--- Task material ---
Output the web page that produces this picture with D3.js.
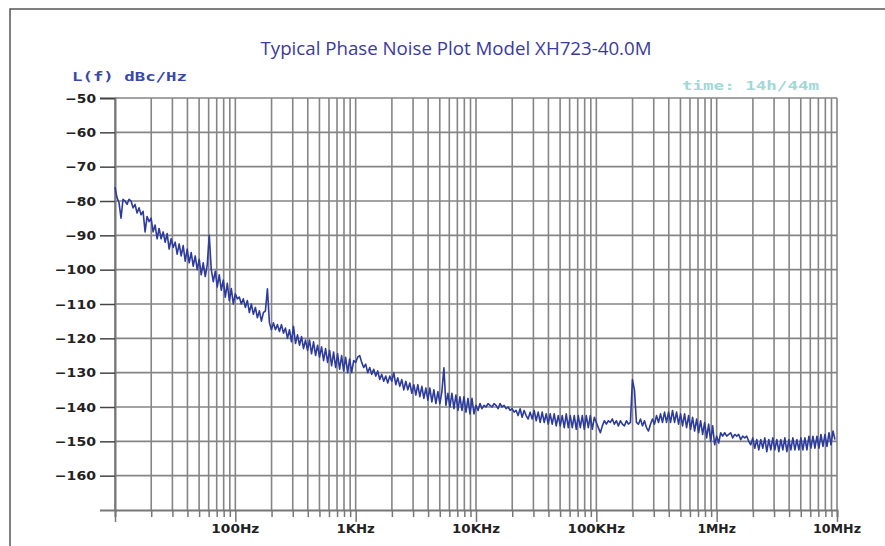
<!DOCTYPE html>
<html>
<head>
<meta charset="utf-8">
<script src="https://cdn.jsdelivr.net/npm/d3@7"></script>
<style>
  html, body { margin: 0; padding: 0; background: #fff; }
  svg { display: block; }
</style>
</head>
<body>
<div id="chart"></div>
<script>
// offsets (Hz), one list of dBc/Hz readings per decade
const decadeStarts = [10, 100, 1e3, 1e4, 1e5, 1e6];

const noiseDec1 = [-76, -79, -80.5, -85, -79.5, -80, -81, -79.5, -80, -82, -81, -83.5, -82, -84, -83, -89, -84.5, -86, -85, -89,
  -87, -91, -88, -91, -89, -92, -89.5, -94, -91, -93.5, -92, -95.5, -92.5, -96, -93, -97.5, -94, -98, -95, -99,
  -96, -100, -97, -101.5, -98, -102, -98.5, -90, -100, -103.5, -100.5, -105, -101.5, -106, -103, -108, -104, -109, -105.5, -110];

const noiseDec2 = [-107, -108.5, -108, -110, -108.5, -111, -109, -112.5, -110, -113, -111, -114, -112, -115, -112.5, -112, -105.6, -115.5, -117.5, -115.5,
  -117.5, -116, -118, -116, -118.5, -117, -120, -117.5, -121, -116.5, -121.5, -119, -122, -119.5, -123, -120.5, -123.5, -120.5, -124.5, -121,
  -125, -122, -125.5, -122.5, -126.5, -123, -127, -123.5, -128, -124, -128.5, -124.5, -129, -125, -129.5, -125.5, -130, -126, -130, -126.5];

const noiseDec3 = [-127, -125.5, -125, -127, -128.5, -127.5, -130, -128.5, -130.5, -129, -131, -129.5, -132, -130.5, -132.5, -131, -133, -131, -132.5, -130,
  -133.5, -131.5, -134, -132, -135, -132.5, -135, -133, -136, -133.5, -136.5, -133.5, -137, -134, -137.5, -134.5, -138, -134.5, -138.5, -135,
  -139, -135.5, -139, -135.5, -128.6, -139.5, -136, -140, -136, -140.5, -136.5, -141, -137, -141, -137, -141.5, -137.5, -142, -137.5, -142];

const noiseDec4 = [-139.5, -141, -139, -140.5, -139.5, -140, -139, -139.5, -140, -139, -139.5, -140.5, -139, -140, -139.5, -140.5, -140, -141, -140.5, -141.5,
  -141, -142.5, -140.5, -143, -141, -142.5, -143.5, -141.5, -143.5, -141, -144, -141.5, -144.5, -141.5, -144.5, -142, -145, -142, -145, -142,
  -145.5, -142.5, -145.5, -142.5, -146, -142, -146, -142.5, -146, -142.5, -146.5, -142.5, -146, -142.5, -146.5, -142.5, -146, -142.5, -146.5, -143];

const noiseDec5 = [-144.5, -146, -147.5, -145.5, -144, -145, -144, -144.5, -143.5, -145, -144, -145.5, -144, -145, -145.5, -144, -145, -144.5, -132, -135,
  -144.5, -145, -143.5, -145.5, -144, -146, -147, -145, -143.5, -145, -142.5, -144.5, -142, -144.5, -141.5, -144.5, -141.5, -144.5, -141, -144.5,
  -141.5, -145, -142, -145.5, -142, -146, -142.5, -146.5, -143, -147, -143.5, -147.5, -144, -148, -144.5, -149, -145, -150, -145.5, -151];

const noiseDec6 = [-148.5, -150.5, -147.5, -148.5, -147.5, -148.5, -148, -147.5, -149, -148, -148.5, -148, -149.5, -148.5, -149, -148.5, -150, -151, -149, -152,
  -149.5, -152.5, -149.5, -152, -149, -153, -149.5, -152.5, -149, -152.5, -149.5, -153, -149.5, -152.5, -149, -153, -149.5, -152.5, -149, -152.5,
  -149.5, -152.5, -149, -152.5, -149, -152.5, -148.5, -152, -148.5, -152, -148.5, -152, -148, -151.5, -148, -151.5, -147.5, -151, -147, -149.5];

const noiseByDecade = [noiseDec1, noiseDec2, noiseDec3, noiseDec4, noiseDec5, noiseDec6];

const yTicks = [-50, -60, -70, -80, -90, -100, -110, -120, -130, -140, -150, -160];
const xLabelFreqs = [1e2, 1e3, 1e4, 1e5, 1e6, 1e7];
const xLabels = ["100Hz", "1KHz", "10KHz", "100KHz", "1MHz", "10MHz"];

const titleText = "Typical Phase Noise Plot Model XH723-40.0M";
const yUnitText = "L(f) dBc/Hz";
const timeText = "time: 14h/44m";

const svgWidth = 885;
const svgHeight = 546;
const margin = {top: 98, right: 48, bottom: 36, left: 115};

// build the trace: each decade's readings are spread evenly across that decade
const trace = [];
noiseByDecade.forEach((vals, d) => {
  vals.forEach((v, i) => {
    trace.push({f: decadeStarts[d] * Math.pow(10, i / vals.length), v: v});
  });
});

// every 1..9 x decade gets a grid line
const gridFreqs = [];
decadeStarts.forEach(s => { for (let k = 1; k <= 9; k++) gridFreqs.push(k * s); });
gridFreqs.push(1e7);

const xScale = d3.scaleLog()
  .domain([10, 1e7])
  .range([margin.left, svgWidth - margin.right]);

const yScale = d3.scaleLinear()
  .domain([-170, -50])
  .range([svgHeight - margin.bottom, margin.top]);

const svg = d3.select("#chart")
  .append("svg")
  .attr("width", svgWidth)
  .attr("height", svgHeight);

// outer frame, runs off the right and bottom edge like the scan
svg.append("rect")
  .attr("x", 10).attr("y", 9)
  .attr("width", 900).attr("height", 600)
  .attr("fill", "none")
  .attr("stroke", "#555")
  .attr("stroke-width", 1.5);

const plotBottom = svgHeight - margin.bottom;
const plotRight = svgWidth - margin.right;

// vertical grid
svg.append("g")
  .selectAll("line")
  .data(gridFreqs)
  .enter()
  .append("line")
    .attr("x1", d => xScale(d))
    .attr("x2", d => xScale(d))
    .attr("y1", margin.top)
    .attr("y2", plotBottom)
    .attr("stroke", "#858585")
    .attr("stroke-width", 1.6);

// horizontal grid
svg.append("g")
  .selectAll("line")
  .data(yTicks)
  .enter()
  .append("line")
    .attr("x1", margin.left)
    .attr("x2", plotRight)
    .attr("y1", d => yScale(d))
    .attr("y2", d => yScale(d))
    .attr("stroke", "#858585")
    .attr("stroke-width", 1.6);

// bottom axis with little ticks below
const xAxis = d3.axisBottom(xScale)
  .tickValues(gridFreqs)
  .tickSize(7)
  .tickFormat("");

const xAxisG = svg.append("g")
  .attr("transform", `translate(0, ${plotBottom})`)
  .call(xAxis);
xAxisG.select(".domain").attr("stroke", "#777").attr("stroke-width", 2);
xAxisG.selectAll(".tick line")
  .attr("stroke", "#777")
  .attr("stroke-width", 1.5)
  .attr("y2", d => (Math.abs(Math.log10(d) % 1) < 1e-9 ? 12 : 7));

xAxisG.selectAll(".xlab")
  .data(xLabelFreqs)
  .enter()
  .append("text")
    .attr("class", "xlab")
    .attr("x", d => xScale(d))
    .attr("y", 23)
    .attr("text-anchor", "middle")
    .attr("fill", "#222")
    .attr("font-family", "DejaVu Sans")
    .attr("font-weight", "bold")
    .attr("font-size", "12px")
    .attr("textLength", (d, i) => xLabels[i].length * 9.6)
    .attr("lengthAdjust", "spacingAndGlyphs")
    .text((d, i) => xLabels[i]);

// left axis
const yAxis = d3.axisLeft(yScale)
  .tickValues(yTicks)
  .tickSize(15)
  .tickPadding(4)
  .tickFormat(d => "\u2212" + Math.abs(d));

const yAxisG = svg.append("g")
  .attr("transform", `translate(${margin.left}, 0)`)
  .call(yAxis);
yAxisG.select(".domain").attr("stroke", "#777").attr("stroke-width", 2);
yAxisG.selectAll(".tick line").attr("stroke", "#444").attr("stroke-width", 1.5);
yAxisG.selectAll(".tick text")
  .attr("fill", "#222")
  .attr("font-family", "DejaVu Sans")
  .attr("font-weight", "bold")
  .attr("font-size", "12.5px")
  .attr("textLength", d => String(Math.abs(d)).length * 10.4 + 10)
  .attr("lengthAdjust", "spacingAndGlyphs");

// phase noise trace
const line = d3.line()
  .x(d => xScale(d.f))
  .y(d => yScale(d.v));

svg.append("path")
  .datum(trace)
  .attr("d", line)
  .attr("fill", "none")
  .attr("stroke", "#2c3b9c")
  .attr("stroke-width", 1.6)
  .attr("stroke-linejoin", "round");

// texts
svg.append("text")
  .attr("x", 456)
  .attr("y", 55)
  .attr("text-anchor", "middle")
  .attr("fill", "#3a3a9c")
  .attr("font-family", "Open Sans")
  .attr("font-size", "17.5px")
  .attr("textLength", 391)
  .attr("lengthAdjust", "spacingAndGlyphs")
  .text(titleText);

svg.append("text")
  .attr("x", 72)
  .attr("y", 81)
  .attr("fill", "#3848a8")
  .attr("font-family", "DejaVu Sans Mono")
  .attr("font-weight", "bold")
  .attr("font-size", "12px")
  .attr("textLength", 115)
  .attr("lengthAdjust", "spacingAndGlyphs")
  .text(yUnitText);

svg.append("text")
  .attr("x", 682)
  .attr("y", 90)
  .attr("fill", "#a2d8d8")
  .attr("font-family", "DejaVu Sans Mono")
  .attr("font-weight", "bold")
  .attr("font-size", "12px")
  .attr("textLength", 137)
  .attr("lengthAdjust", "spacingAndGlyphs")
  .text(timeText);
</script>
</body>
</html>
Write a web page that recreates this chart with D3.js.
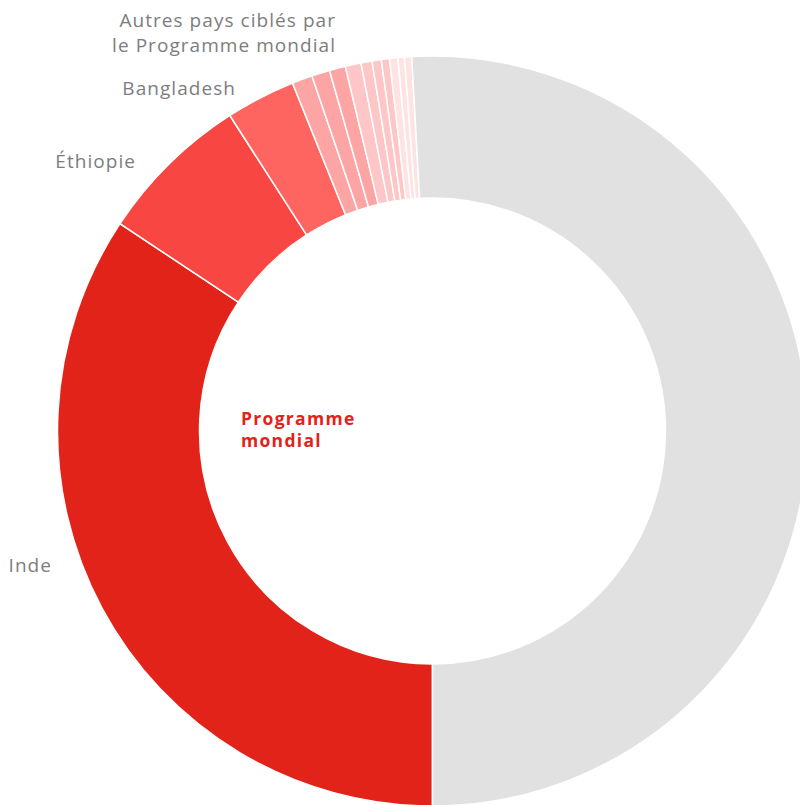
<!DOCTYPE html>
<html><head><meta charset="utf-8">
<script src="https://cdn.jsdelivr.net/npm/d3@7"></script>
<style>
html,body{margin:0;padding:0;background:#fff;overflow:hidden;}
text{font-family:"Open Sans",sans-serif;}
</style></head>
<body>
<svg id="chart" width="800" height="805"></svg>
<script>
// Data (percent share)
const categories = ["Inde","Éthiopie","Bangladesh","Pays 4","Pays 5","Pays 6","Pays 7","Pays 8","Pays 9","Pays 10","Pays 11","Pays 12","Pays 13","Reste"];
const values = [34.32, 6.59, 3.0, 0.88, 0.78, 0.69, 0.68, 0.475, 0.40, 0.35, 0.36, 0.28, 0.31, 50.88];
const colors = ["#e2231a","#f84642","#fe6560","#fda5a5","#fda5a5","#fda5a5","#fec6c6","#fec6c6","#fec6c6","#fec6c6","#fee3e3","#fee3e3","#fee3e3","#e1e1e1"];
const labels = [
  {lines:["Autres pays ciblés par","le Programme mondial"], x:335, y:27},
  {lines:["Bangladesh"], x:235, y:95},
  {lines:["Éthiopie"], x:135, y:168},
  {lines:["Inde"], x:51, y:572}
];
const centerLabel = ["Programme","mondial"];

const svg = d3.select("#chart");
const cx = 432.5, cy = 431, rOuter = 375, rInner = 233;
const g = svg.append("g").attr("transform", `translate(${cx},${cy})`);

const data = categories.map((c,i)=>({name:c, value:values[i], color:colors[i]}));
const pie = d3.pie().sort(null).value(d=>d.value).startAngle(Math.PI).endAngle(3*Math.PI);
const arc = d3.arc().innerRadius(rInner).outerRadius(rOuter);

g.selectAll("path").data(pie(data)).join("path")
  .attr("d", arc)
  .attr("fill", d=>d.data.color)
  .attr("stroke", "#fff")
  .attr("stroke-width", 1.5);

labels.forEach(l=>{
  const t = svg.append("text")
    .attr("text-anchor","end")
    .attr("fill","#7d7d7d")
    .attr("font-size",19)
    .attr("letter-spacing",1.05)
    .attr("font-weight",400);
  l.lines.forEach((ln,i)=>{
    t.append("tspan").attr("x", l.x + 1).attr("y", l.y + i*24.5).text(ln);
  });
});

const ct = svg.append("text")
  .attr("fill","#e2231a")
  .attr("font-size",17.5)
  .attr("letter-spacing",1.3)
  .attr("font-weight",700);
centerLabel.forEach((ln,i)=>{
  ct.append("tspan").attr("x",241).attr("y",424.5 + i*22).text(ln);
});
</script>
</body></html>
---
### Challenge
Set the lines above down again, word for word, from the first through the one containing "-142.5, -146.5, -143];"; pictures excluded.

### Problem solution
Output the web page that produces this picture with D3.js.
<!DOCTYPE html>
<html>
<head>
<meta charset="utf-8">
<script src="https://cdn.jsdelivr.net/npm/d3@7"></script>
<style>
  html, body { margin: 0; padding: 0; background: #fff; }
  svg { display: block; }
</style>
</head>
<body>
<div id="chart"></div>
<script>
// offsets (Hz), one list of dBc/Hz readings per decade
const decadeStarts = [10, 100, 1e3, 1e4, 1e5, 1e6];

const noiseDec1 = [-76, -79, -80.5, -85, -79.5, -80, -81, -79.5, -80, -82, -81, -83.5, -82, -84, -83, -89, -84.5, -86, -85, -89,
  -87, -91, -88, -91, -89, -92, -89.5, -94, -91, -93.5, -92, -95.5, -92.5, -96, -93, -97.5, -94, -98, -95, -99,
  -96, -100, -97, -101.5, -98, -102, -98.5, -90, -100, -103.5, -100.5, -105, -101.5, -106, -103, -108, -104, -109, -105.5, -110];

const noiseDec2 = [-107, -108.5, -108, -110, -108.5, -111, -109, -112.5, -110, -113, -111, -114, -112, -115, -112.5, -112, -105.6, -115.5, -117.5, -115.5,
  -117.5, -116, -118, -116, -118.5, -117, -120, -117.5, -121, -116.5, -121.5, -119, -122, -119.5, -123, -120.5, -123.5, -120.5, -124.5, -121,
  -125, -122, -125.5, -122.5, -126.5, -123, -127, -123.5, -128, -124, -128.5, -124.5, -129, -125, -129.5, -125.5, -130, -126, -130, -126.5];

const noiseDec3 = [-127, -125.5, -125, -127, -128.5, -127.5, -130, -128.5, -130.5, -129, -131, -129.5, -132, -130.5, -132.5, -131, -133, -131, -132.5, -130,
  -133.5, -131.5, -134, -132, -135, -132.5, -135, -133, -136, -133.5, -136.5, -133.5, -137, -134, -137.5, -134.5, -138, -134.5, -138.5, -135,
  -139, -135.5, -139, -135.5, -128.6, -139.5, -136, -140, -136, -140.5, -136.5, -141, -137, -141, -137, -141.5, -137.5, -142, -137.5, -142];

const noiseDec4 = [-139.5, -141, -139, -140.5, -139.5, -140, -139, -139.5, -140, -139, -139.5, -140.5, -139, -140, -139.5, -140.5, -140, -141, -140.5, -141.5,
  -141, -142.5, -140.5, -143, -141, -142.5, -143.5, -141.5, -143.5, -141, -144, -141.5, -144.5, -141.5, -144.5, -142, -145, -142, -145, -142,
  -145.5, -142.5, -145.5, -142.5, -146, -142, -146, -142.5, -146, -142.5, -146.5, -142.5, -146, -142.5, -146.5, -142.5, -146, -142.5, -146.5, -143];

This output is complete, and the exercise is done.